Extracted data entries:

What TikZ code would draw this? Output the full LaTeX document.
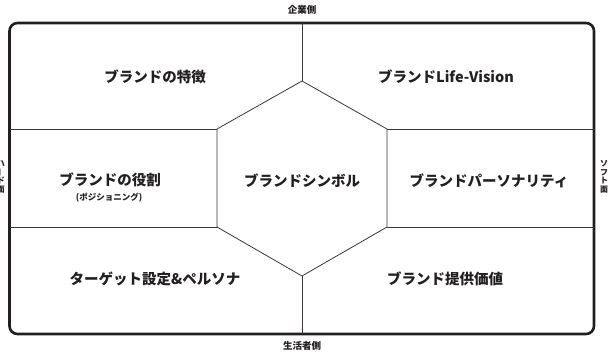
\documentclass[tikz,border=0pt]{standalone}
\usepackage{fontspec}
\setmainfont{Noto Sans CJK JP}
\newfontfamily\cjk{Noto Sans CJK JP}
\definecolor{ink}{HTML}{231F20}
\definecolor{thin}{HTML}{3A3637}
\begin{document}
\begin{tikzpicture}[x=1pt,y=-1pt,
  frame/.style={line width=2.6pt,draw=ink,rounded corners=8pt},
  divider/.style={line width=0.8pt,draw=thin},
  biglabel/.style={font=\cjk\bfseries\fontsize{14.5}{16}\selectfont,text=ink,inner sep=0pt},
  smalllabel/.style={font=\cjk\bfseries\fontsize{8.5}{10}\selectfont,text=ink,inner sep=0pt},
  sidelabel/.style={font=\cjk\bfseries\fontsize{9.5}{11}\selectfont,text=ink,inner sep=0pt},
  vlabel/.style={font=\cjk\bfseries\fontsize{8}{8.6}\selectfont,text=ink,inner sep=0pt,align=center}]
\useasboundingbox (0,0) rectangle (610,356);
\path[clip] (0,0) rectangle (610,356);
% frame
\coordinate (TL) at (9.5,23);
\coordinate (BR) at (594,334);
\draw[frame] (TL) rectangle (BR);
% frame anchor points
\coordinate (topmid) at (302,23);
\coordinate (botmid) at (302,334);
\coordinate (leftup) at (9.5,129);
\coordinate (leftlo) at (9.5,227);
\coordinate (rightup) at (594,129);
\coordinate (rightlo) at (594,227);
% hexagon vertices
\coordinate (hT) at (302,81);
\coordinate (hUL) at (217,129);
\coordinate (hUR) at (387,129);
\coordinate (hLL) at (217,227);
\coordinate (hLR) at (387,227);
\coordinate (hB) at (302,276);
\draw[divider] (hT) -- (hUR) -- (hLR) -- (hB) -- (hLL) -- (hUL) -- cycle;
\draw[divider] (topmid) -- (hT);
\draw[divider] (hB) -- (botmid);
\draw[divider] (leftup) -- (hUL);
\draw[divider] (leftlo) -- (hLL);
\draw[divider] (hUR) -- (rightup);
\draw[divider] (hLR) -- (rightlo);
% labels
\node[biglabel] (tok) at (155,77) {ブランドの特徴};
\node[biglabel] (life) at (446,77) {ブランドLife-Vision};
\node[biglabel] (yak) at (110,180) {ブランドの役割};
\node[smalllabel] (pos) at (109,198) {(ポジショニング)};
\node[biglabel] (sym) at (302,181) {ブランドシンボル};
\node[biglabel] (per) at (489,181) {ブランドパーソナリティ};
\node[biglabel] (tgt) at (155,279) {ターゲット設定\&ペルソナ};
\node[biglabel] (val) at (445,279) {ブランド提供価値};
\node[sidelabel] (corp) at (302,10) {企業側};
\node[sidelabel] (cons) at (302,346) {生活者側};
\node[vlabel] (soft) at (604,177) {ソ\\フ\\ト\\面};
\node[vlabel] (hard) at (1,177) {ハ\\︱\\ド\\面};
\end{tikzpicture}
\end{document}
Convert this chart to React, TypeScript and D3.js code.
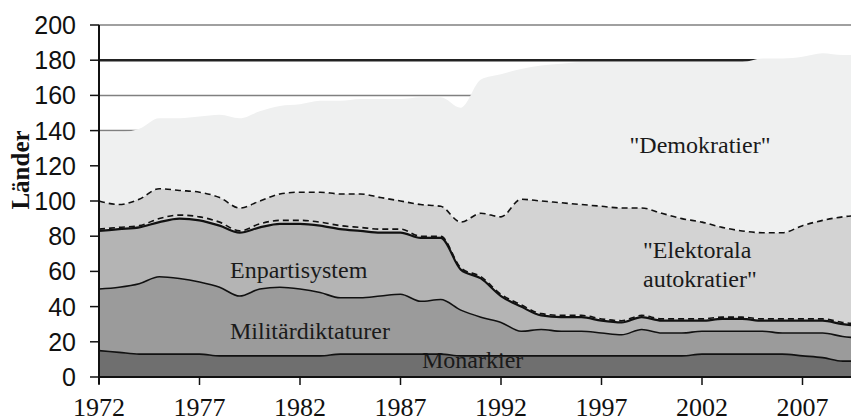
import * as d3 from "d3";
import React from "react";

const years = [
  1972, 1973, 1974, 1975, 1976, 1977, 1978, 1979, 1980, 1981,
  1982, 1983, 1984, 1985, 1986, 1987, 1988, 1989, 1990, 1991,
  1992, 1993, 1994, 1995, 1996, 1997, 1998, 1999, 2000, 2001,
  2002, 2003, 2004, 2005, 2006, 2007, 2008, 2009, 2010,
];

const monarkier = [15, 14, 13, 13, 13, 13, 12, 12, 12, 12, 12, 12, 13, 13, 13, 13, 13, 13, 12, 12, 12, 12, 12, 12, 12, 12, 12, 12, 12, 12, 13, 13, 13, 13, 13, 12, 11, 9, 9];
const militar = [35, 37, 40, 44, 43, 41, 39, 34, 38, 39, 38, 36, 32, 32, 33, 34, 30, 31, 26, 22, 19, 14, 15, 14, 14, 13, 12, 15, 13, 13, 13, 13, 13, 13, 12, 13, 14, 14, 13];
const enparti = [33, 33, 32, 31, 34, 35, 35, 36, 35, 36, 37, 38, 39, 38, 36, 35, 36, 35, 23, 22, 15, 14, 8, 8, 8, 7, 7, 7, 7, 7, 6, 7, 7, 6, 7, 7, 7, 7, 7];
const ovriga = [1, 1, 1, 2, 2, 2, 2, 1, 2, 2, 2, 2, 2, 2, 2, 2, 1, 1, 1, 1, 1, 1, 1, 1, 1, 1, 1, 1, 1, 1, 1, 1, 1, 1, 1, 1, 1, 1, 1];
const elektorala = [16, 13, 15, 17, 14, 14, 14, 13, 13, 15, 16, 17, 18, 19, 18, 16, 18, 17, 26, 36, 44, 60, 64, 64, 63, 64, 64, 61, 60, 57, 55, 51, 49, 49, 49, 53, 56, 60, 62];
const demokratier = [39, 41, 40, 40, 41, 43, 47, 51, 51, 50, 50, 52, 53, 54, 56, 58, 61, 62, 65, 76, 81, 74, 77, 79, 81, 82, 83, 83, 86, 89, 91, 94, 96, 99, 99, 96, 95, 92, 91];

const keys = ["mon", "mil", "en", "ovr", "el", "dem"];
const yTicks = [0, 20, 40, 60, 80, 100, 120, 140, 160, 180, 200];
const xTicks = [1972, 1977, 1982, 1987, 1992, 1997, 2002, 2007];

const fills = {
  mon: "#6f6f6f",
  mil: "#9b9b9b",
  en: "#b4b4b4",
  ovr: "#d3d3d3",
  el: "#d3d3d3",
  dem: "#eff0f0",
};

export default function App() {
  const width = 851;
  const height = 418;

  const x = d3.scaleLinear().domain([1972, 2010]).range([99, 99 + 38 * 20.1]);
  const y = d3.scaleLinear().domain([0, 200]).range([377, 25]);

  const table = years.map((yr, i) => ({
    year: yr,
    mon: monarkier[i],
    mil: militar[i],
    en: enparti[i],
    ovr: ovriga[i],
    el: elektorala[i],
    dem: demokratier[i],
  }));

  const series = d3.stack().keys(keys)(table);

  const area = d3
    .area()
    .x((d) => x(d.data.year))
    .y0((d) => y(d[0]))
    .y1((d) => y(d[1]))
    .curve(d3.curveMonotoneX);

  const topLine = d3
    .line()
    .x((d) => x(d.data.year))
    .y((d) => y(d[1]))
    .curve(d3.curveMonotoneX);

  const serif = "'Liberation Serif', 'DejaVu Serif', serif";

  return (
    <svg
      width={width}
      height={height}
      style={{ position: "fixed", left: 0, top: 0, background: "#fff" }}
    >
      {/* grid behind the areas */}
      {yTicks
        .filter((t) => t > 0)
        .map((t) => (
          <line
            key={"g" + t}
            x1={99}
            x2={width}
            y1={y(t)}
            y2={y(t)}
            stroke={t === 180 ? "#222" : "#808080"}
            strokeWidth={t === 180 ? 2.5 : 1.5}
          />
        ))}

      {series.map((s) => (
        <path key={s.key} d={area(s)} fill={fills[s.key]} />
      ))}

      {/* labels under the lines */}
      <g fontFamily={serif} fill="#1a1a1a" fontSize={24}>
        <text x={700} y={153} textAnchor="middle">"Demokratier"</text>
        <text x={643} y={258}>"Elektorala</text>
        <text x={643} y={287}>autokratier"</text>
        <text x={230} y={278}>Enpartisystem</text>
        <text x={230} y={339}>Militärdiktaturer</text>
        <text x={422} y={368}>Monarkier</text>
      </g>

      {series
        .filter((s) => s.key !== "dem")
        .map((s) => (
          <path
            key={"l" + s.key}
            d={topLine(s)}
            fill="none"
            stroke="#111"
            strokeWidth={s.key === "en" ? 2.2 : 1.6}
            strokeDasharray={s.key === "ovr" || s.key === "el" ? "6,4" : null}
          />
        ))}

      {/* axes */}
      <line x1={99} x2={width} y1={377} y2={377} stroke="#111" strokeWidth={2} />
      <line x1={99} x2={99} y1={25} y2={384} stroke="#111" strokeWidth={2} />
      {yTicks.map((t) => (
        <g key={"yt" + t}>
          <line x1={90} x2={99} y1={y(t)} y2={y(t)} stroke="#111" strokeWidth={1.5} />
          <text
            x={76}
            y={y(t)}
            dy="0.36em"
            textAnchor="end"
            fontFamily="'Liberation Sans', Arial, sans-serif"
            fontSize={25}
            fill="#111"
          >
            {t}
          </text>
        </g>
      ))}
      {xTicks.map((t) => (
        <g key={"xt" + t}>
          <line x1={x(t)} x2={x(t)} y1={377} y2={385} stroke="#111" strokeWidth={1.5} />
          <text
            x={x(t)}
            y={416}
            textAnchor="middle"
            fontFamily={serif}
            fontSize={26}
            fill="#111"
          >
            {t}
          </text>
        </g>
      ))}
      <text
        transform="translate(29,170) rotate(-90)"
        textAnchor="middle"
        fontFamily={serif}
        fontWeight="bold"
        fontSize={25}
        fill="#111"
      >
        Länder
      </text>
    </svg>
  );
}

* _EXERCISE DETAILS_
Only the lines starting at the line with "Convert this chart" and ending at the line with "95, 92, 91];" should be printed again, exactly and with both ends kept; omit the pictures.

* _WRITTEN SOLUTION_
Convert this chart to React, TypeScript and D3.js code.
import * as d3 from "d3";
import React from "react";

const years = [
  1972, 1973, 1974, 1975, 1976, 1977, 1978, 1979, 1980, 1981,
  1982, 1983, 1984, 1985, 1986, 1987, 1988, 1989, 1990, 1991,
  1992, 1993, 1994, 1995, 1996, 1997, 1998, 1999, 2000, 2001,
  2002, 2003, 2004, 2005, 2006, 2007, 2008, 2009, 2010,
];

const monarkier = [15, 14, 13, 13, 13, 13, 12, 12, 12, 12, 12, 12, 13, 13, 13, 13, 13, 13, 12, 12, 12, 12, 12, 12, 12, 12, 12, 12, 12, 12, 13, 13, 13, 13, 13, 12, 11, 9, 9];
const militar = [35, 37, 40, 44, 43, 41, 39, 34, 38, 39, 38, 36, 32, 32, 33, 34, 30, 31, 26, 22, 19, 14, 15, 14, 14, 13, 12, 15, 13, 13, 13, 13, 13, 13, 12, 13, 14, 14, 13];
const enparti = [33, 33, 32, 31, 34, 35, 35, 36, 35, 36, 37, 38, 39, 38, 36, 35, 36, 35, 23, 22, 15, 14, 8, 8, 8, 7, 7, 7, 7, 7, 6, 7, 7, 6, 7, 7, 7, 7, 7];
const ovriga = [1, 1, 1, 2, 2, 2, 2, 1, 2, 2, 2, 2, 2, 2, 2, 2, 1, 1, 1, 1, 1, 1, 1, 1, 1, 1, 1, 1, 1, 1, 1, 1, 1, 1, 1, 1, 1, 1, 1];
const elektorala = [16, 13, 15, 17, 14, 14, 14, 13, 13, 15, 16, 17, 18, 19, 18, 16, 18, 17, 26, 36, 44, 60, 64, 64, 63, 64, 64, 61, 60, 57, 55, 51, 49, 49, 49, 53, 56, 60, 62];
const demokratier = [39, 41, 40, 40, 41, 43, 47, 51, 51, 50, 50, 52, 53, 54, 56, 58, 61, 62, 65, 76, 81, 74, 77, 79, 81, 82, 83, 83, 86, 89, 91, 94, 96, 99, 99, 96, 95, 92, 91];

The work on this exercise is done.